A close confidant of HM commander Riyaz Naikoo, Sameer was an A++ category militant with 10 lakhs bounty on his head. A rebel of Burhan era, he was one of the longest surviving militants.

After the locals took over the body and the army moved out, thousands of people descended down the village from across Kashmir. There were 10 rounds of funerals. Some people unable to manage their emotions shouted: Tiger Zinda Hai (Tiger is alive in our hearts).

Sameer’s accomplice, Aqib, who was also killed in the same encounter, was from a Rajpora. He was a diploma holder in mechanical engineering.

Unlike Tiger, Aqib was a new recruit. He had joined Hizb on July 9, 2017.

Aqib’s entry into militancy had the same trajectory: harassment by the security grid. Aqib, according to his family, was picked up by special operation group (SOG) in 2017 and detained for six days. The only reason was his childhood friendship with Sameer.

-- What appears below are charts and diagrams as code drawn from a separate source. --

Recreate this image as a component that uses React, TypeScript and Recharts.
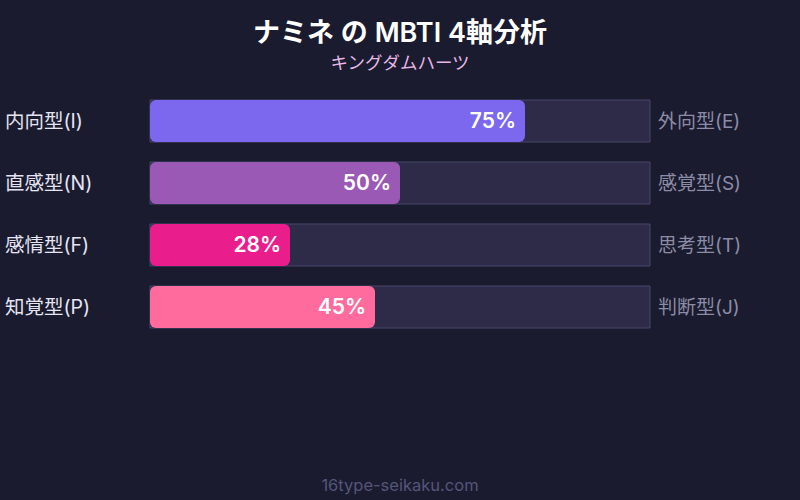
import { BarChart, Bar, XAxis, YAxis, Cell, LabelList } from 'recharts';

const leftLabels = ['内向型(I)', '直感型(N)', '感情型(F)', '知覚型(P)'];
const rightLabels = ['外向型(E)', '感覚型(S)', '思考型(T)', '判断型(J)'];
const percents = [75, 50, 28, 45];
const barColors = ['#7b68ee', '#9b59b6', '#e91e8c', '#ff6b9d'];

const FONT = 'Inter, "Noto Sans CJK JP", sans-serif';

const data = leftLabels.map((l, i) => ({ left: l, right: rightLabels[i], value: percents[i] }));

const LeftTick = ({ y, payload }: any) => (
  <text x={5} y={y} dy={7} textAnchor="start" fill="#e4e4f2" fontSize={19.5} fontFamily={FONT}>
    {payload.value}
  </text>
);

const RightTick = ({ y, payload }: any) => (
  <text x={658} y={y} dy={7} textAnchor="start" fill="#8c8ca6" fontSize={19} fontFamily={FONT}>
    {payload.value}
  </text>
);

const App = () => {
  return (
    <div style={{ position: 'absolute', top: 0, left: 0, width: 800, height: 500, background: '#1a1b2e' }}>
      <BarChart
        width={800}
        height={500}
        data={data}
        layout="vertical"
        margin={{ top: 90, right: 0, left: 0, bottom: 162 }}
        barSize={42}
      >
        <text x={400} y={42} textAnchor="middle" fill="#ffffff" fontSize={27} fontWeight={600} fontFamily={FONT}>
          ナミネ の MBTI 4軸分析
        </text>
        <text x={400} y={69} textAnchor="middle" fill="#e6b8e6" fontSize={17.5} fontFamily={FONT}>
          キングダムハーツ
        </text>
        <text x={400} y={491} textAnchor="middle" fill="#55557a" fontSize={16.5} fontFamily={FONT}>
          16type-seikaku.com
        </text>
        <XAxis type="number" domain={[0, 100]} hide />
        <YAxis
          yAxisId="left"
          type="category"
          dataKey="left"
          width={150}
          axisLine={false}
          tickLine={false}
          tick={<LeftTick />}
        />
        <YAxis
          yAxisId="right"
          orientation="right"
          type="category"
          dataKey="right"
          width={150}
          axisLine={false}
          tickLine={false}
          tick={<RightTick />}
        />
        <Bar
          yAxisId="left"
          dataKey="value"
          radius={6}
          background={{ fill: '#2d2b48', stroke: '#46466a', strokeWidth: 1 }}
          isAnimationActive={false}
        >
          {data.map((d, i) => (
            <Cell key={d.left} fill={barColors[i]} />
          ))}
          <LabelList
            dataKey="value"
            position="insideRight"
            offset={9}
            formatter={(v: any) => `${v}%`}
            fill="#ffffff"
            fontSize={21}
            fontWeight={600}
            fontFamily={FONT}
          />
        </Bar>
      </BarChart>
    </div>
  );
};

export default App;
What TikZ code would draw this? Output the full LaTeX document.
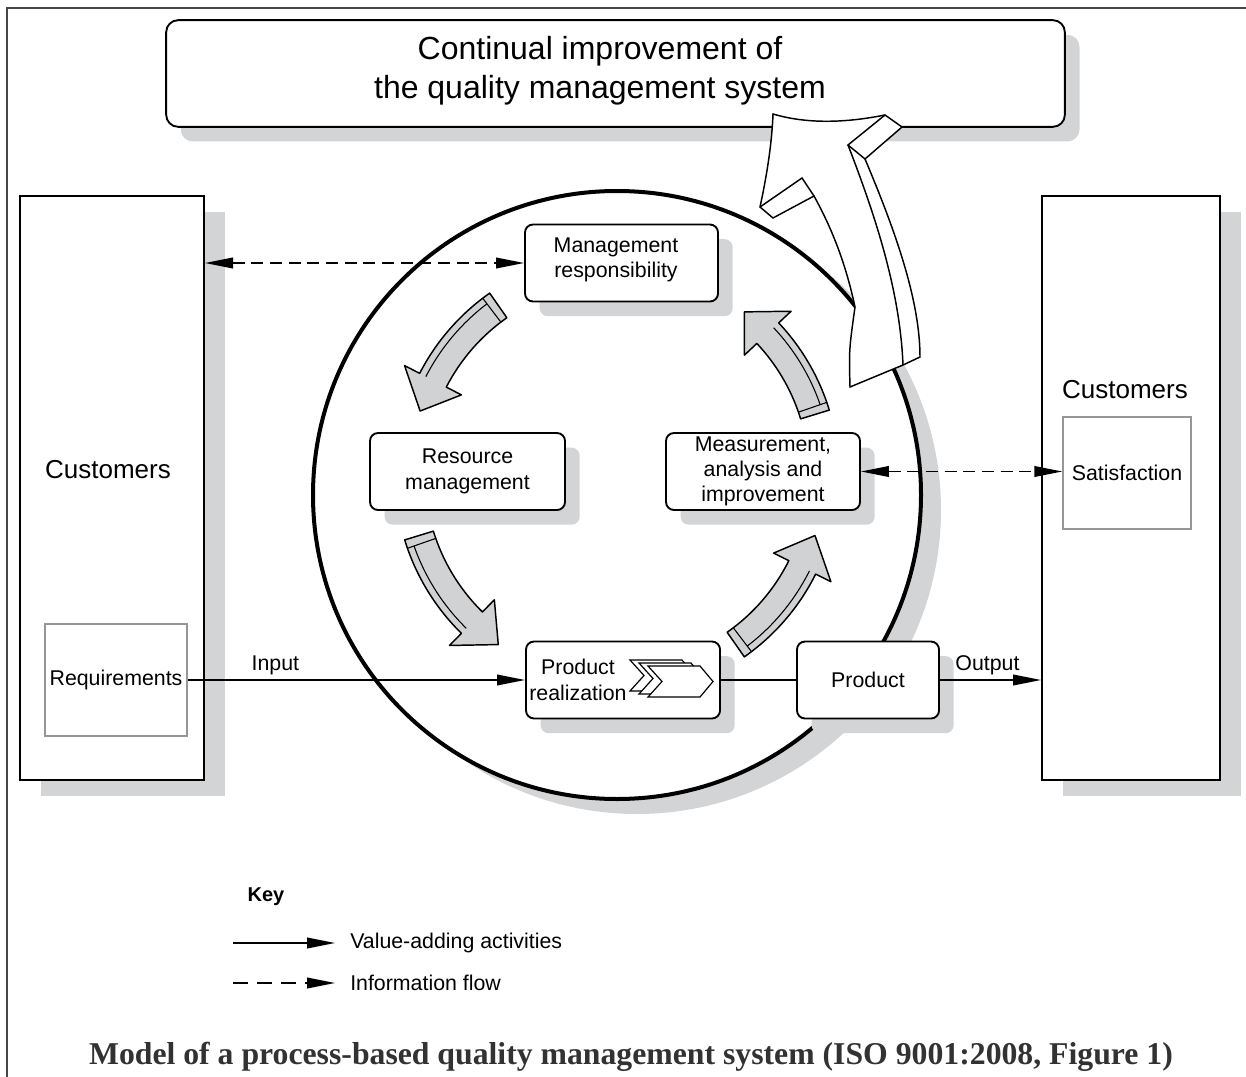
\documentclass[tikz,border=0pt]{standalone}
\usepackage{fontspec}
\setmainfont{Liberation Sans}
\newfontfamily\capfont{Liberation Serif}
\usetikzlibrary{arrows.meta,shadows}

\definecolor{shadowgray}{RGB}{211,212,214}
\definecolor{arrowgray}{RGB}{209,210,212}
\definecolor{thingray}{RGB}{150,150,150}
\definecolor{framegray}{RGB}{70,70,70}
\definecolor{capgray}{RGB}{50,50,50}

% curved grey arrow of the cycle: tail angle, tip angle
\newcommand\cyclearrow[2]{%
	\pgfmathsetmacro\hb{#2+(#1-#2)*0.25}
	\pgfmathsetmacro\tc{#1+(#2-#1)*0.06}
	\filldraw[fill=arrowgray, line width=1.1pt, line join=round]
		(#1:192) arc[start angle=#1, end angle=\hb, radius=192]
		-- (\hb:175) -- (#2:207) -- (\hb:239) -- (\hb:222)
		arc[start angle=\hb, end angle=#1, radius=222] -- cycle;
	\draw[line width=0.8pt] (\tc:192) -- (\tc:222);
	\draw[line width=0.8pt] (\tc:215) arc[start angle=\tc, end angle=\hb, radius=215];
}

\begin{document}
\begin{tikzpicture}[x=0.75pt,y=-0.75pt,
	box/.style={draw, line width=1.4pt, rounded corners=6pt, fill=white, inner sep=0pt,
		minimum height=57.75pt, align=center, font=\fontsize{16}{19}\selectfont,
		drop shadow={shadow xshift=11pt, shadow yshift=-11pt, fill=shadowgray, opacity=1}},
	custbox/.style={draw, line width=1.5pt, fill=white, inner sep=0pt, minimum height=438pt,
		drop shadow={shadow xshift=16pt, shadow yshift=-12pt, fill=shadowgray, opacity=1}},
	greybox/.style={draw=thingray, line width=1pt, fill=white, inner sep=0pt,
		minimum height=84pt, font=\fontsize{16}{19}\selectfont},
	bigtext/.style={font=\fontsize{19.5}{23}\selectfont},
	flow/.style={line width=1.2pt, -{Triangle[length=21pt,width=8pt]}},
	info/.style={line width=1.2pt, dash pattern=on 9pt off 5pt,
		{Triangle[length=21pt,width=8pt]}-{Triangle[length=21pt,width=8pt]}},
	lbl/.style={font=\fontsize{16}{19}\selectfont}
]
	\useasboundingbox (0,0) rectangle (1246,1077);

	% frame
	\draw[framegray, line width=2.2pt] (7,1077) -- (7,8) -- (1246,8);

	% circle with shadow
	\fill[shadowgray] (637,510) circle[radius=304];
	\draw[line width=3pt, fill=white] (617,495) circle[radius=304];

	% boxes
	\node[box, rounded corners=9pt, minimum width=674pt, minimum height=80pt] (cip) at (615.5,73.5) {};
	\node[align=center, font=\fontsize{24}{29}\selectfont] (ciptext) at (600,71)
		{Continual improvement of\\the quality management system};

	\node[custbox, minimum width=138pt] (custL) at (112,488) {};
	\node[custbox, minimum width=133.5pt] (custR) at (1131,488) {};
	\node[bigtext] (custLt) at (108,470) {Customers};
	\node[bigtext] (custRt) at (1125,390) {Customers};
	\node[greybox, minimum width=106.5pt] (req) at (116,680) {Requirements};
	\node[greybox, minimum width=96pt] (sat) at (1127,473) {Satisfaction};

	\node[box, minimum width=144.75pt] (mgmt) at (621.5,263) {};
	\node[lbl, align=center] (mgmtt) at (616,260) {Management\\responsibility};
	\node[box, minimum width=146.25pt] (res) at (467.5,471.5) {Resource\\management};
	\node[box, minimum width=145.5pt] (meas) at (763,471.5) {Measurement,\\analysis and\\improvement};
	\node[box, minimum width=145.5pt] (prodreal) at (623,680) {};
	\node[lbl, align=center] (prodrealt) at (578,680) {Product\\realization};
	\node[box, minimum width=106.5pt] (product) at (868,680) {Product};

	% chevrons in product realization
	\begin{scope}[shift={(prodreal.center)}]
		\foreach \dx/\dy in {-18/-6,-9/-3,0/0}
			\filldraw[fill=white, line width=0.9pt, line join=miter]
				(25+\dx,-14+\dy) -- (77+\dx,-14+\dy) -- (90+\dx,1.5+\dy) -- (77+\dx,17+\dy)
				-- (25+\dx,17+\dy) -- (39+\dx,1.5+\dy) -- cycle;
	\end{scope}

	% cycle arrows
	\begin{scope}[shift={(617,475)}]
		\cyclearrow{-125}{-162}
		\cyclearrow{-197}{-235}
		\cyclearrow{-305}{-343}
		\cyclearrow{-17}{-52}
	\end{scope}

	% connectors
	\draw[flow] (req.east) to node[lbl, above, pos=0.26] {Input} (prodreal.west);
	\draw[line width=1.2pt] (prodreal.east) -- (product.west);
	\draw[flow] (product.east) to node[lbl, above, pos=0.47] {Output} (custR.west |- product.east);
	\draw[info] (custL.east |- mgmt.west) -- (mgmt.west);
	\draw[info] (meas.east) -- (sat.west |- meas.east);

	% big improvement arrow
	\filldraw[fill=white, line width=1.1pt, line join=miter]
		(773,114) .. controls (810,125) and (850,122) .. (885,115)
		-- (902,127) -- (865,159)
		.. controls (895,230) and (920,300) .. (920,357)
		-- (903,365) -- (850,387)
		.. controls (849,350) .. (855,307)
		.. controls (845,260) and (830,225) .. (814,196)
		-- (773,218) -- (760,207)
		.. controls (768,170) and (772,140) .. (773,114) -- cycle;
	\draw[line width=1.1pt, line join=miter] (760,207) -- (802,178) -- (814,196);
	\draw[line width=1.1pt, line join=miter] (885,115) -- (848,145) -- (865,159);
	\draw[line width=1.1pt] (848,145) .. controls (875,215) and (900,290) .. (903,365);

	% key
	\node[font=\fontsize{15}{18}\selectfont\bfseries] (key) at (266,897) {Key};
	\coordinate (k1a) at (233,943);
	\coordinate (k1b) at (335,943);
	\coordinate (k2a) at (233,983);
	\coordinate (k2b) at (335,983);
	\draw[flow] (k1a) -- (k1b);
	\draw[line width=1.2pt, dash pattern=on 11pt off 7pt, -{Triangle[length=21pt,width=8pt]}] (k2a) -- (k2b);
	\node[lbl, anchor=west, inner sep=0pt] (k1t) at (350,943) {Value-adding activities};
	\node[lbl, anchor=west, inner sep=0pt] (k2t) at (350,983) {Information flow};

	% caption
	\node[capgray, font=\capfont\fontsize{23.8}{28}\selectfont\bfseries] (cap) at (631,1057)
		{Model of a process-based quality management system (ISO 9001:2008, Figure 1)};
\end{tikzpicture}
\end{document}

Sameer used to play cricket in Rajpora where the two met.

Aqib was religious boy, according to his father Mushtaq Ahmad Khan. His family had no idea that Aqib would become a militant.

Once in 2017, Aqib had gone to Srinagar when a rumour started doing rounds about his joining the rebels. His father rushed to the city and got him home.

That the evening when the azaan for Isha prayers was called, a tired father was unwilling to go to the mosque. Aqib insisted. As the father left for mosque, Auqib followed. That was the last time, they were seen together.

After nine months, Aqib fell to the bullets next to Tiger, and returned home dead.